The sector with the highest immediate vulnerability to LDTs is financial services. Since the year 2000 some 60000 redundancies have taken place in Italian banks. Of the remaining 300000 it is estimated that at least half will be shed in the next decade. Already funding has been set aside for 25000 redundancies in the next five years, but this is likely to account for only those losses that are due in the immediate future. Already many banks are emerging to add economies of scale to LDTs. In the insurance sector too widescale redundancies can be expected. Back in April Aviva offered 16000 UK employees retraining because they faced redundancy as call centres are closed down because automatic online services are taking over their roles.

We estimate that in the world’s economically advanced countries the impact on jobs brought about by LDTs in the last five years has reduced latent employment by 12-15% (relative to the situation without such technologies). Because it has primarily affected job growth to date it has not been easily visible.

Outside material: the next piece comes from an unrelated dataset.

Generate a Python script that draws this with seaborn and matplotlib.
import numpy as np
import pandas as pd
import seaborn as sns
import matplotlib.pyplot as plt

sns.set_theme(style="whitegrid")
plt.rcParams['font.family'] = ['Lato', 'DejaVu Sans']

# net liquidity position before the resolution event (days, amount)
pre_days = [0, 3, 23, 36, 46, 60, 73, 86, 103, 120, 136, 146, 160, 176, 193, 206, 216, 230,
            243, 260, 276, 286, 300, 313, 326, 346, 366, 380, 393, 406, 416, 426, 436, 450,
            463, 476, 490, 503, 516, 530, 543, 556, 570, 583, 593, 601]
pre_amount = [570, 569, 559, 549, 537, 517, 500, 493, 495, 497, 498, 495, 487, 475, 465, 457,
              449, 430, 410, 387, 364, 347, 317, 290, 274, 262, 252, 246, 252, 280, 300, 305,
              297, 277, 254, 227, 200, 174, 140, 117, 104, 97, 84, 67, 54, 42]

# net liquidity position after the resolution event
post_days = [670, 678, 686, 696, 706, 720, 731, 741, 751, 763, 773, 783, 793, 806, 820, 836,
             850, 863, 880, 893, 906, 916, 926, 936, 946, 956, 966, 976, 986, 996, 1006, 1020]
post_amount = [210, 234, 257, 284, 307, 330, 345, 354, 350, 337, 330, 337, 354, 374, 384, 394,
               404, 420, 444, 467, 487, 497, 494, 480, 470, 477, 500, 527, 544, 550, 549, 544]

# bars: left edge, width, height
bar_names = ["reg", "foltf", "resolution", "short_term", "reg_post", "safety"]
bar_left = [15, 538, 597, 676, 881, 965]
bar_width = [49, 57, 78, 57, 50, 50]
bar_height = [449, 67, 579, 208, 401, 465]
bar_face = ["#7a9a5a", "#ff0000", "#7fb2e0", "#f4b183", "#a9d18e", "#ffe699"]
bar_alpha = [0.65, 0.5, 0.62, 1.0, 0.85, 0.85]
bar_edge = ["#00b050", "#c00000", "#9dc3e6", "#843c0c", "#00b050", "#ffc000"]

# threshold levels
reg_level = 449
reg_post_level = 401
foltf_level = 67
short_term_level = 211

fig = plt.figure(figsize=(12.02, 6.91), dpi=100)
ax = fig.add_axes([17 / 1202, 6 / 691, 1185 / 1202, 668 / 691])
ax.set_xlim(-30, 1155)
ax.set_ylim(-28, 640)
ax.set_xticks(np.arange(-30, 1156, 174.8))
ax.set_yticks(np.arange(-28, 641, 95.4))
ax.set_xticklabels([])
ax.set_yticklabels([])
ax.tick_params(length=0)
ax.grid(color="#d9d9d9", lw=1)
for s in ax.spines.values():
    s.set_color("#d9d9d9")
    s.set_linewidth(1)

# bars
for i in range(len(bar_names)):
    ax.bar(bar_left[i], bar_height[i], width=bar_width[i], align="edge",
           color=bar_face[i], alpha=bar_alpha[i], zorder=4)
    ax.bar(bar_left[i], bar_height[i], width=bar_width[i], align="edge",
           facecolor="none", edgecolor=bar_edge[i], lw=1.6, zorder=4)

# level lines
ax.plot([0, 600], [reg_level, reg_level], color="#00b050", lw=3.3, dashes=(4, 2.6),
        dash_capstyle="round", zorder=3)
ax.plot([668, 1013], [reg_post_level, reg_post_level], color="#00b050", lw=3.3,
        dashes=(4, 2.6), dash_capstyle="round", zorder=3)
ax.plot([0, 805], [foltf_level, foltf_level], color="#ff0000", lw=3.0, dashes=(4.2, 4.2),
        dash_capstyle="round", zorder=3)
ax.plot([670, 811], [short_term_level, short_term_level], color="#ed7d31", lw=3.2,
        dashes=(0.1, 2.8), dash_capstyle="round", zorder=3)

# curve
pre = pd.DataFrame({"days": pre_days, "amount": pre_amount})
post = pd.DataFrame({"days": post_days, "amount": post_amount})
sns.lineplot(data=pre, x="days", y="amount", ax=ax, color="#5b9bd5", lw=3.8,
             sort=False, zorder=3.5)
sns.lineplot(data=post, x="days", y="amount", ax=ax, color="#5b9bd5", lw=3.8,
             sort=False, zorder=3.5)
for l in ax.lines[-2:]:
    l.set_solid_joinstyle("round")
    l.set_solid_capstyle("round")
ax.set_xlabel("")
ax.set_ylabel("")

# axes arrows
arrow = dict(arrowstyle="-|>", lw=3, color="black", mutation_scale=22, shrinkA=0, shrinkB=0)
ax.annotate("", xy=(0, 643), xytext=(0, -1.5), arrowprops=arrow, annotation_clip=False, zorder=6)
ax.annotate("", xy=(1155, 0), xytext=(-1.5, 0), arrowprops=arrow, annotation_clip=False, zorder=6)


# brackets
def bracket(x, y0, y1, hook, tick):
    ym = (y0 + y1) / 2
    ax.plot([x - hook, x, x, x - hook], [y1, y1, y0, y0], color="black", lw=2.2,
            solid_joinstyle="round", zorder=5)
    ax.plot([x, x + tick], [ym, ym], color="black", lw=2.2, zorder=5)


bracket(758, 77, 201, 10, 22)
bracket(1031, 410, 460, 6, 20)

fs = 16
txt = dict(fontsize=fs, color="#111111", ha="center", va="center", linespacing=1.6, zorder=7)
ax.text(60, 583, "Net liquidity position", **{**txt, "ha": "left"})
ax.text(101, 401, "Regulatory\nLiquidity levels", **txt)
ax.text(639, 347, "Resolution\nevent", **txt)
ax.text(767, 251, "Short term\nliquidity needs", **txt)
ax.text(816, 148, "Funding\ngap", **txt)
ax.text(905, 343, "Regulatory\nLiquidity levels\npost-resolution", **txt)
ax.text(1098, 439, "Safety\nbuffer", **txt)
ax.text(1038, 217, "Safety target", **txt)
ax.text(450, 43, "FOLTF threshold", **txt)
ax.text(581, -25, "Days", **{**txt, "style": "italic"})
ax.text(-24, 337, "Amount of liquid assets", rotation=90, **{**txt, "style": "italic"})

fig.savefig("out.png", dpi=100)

But over the next ten years the cuts will hit directly at the stock of current jobs and reduce them by a further 35%-40%.

The combined effect of LDTs and demographic change – especially in Africa will no doubt have a revolutionary destablising effect on the rest of the planet. What is good for company profitability will impoverish up to 60% of the population in the advanced economies unless governments respond with major ways to distribute wealth (something I doubt they are capable of doing or corrupt-free enough to achieve). In Africa the increasing number of University graduates with no jobs to utilize their skills will, when combined with a five-fold rise in populations lead to the overthrow of current autocratic political leaders. What will lie in their wake is something all of us should be worrying about, but sadly this eventuality will be just be ignored by the huge majority of politically apathetic and geographically naïve people in the west – until it is all far too late.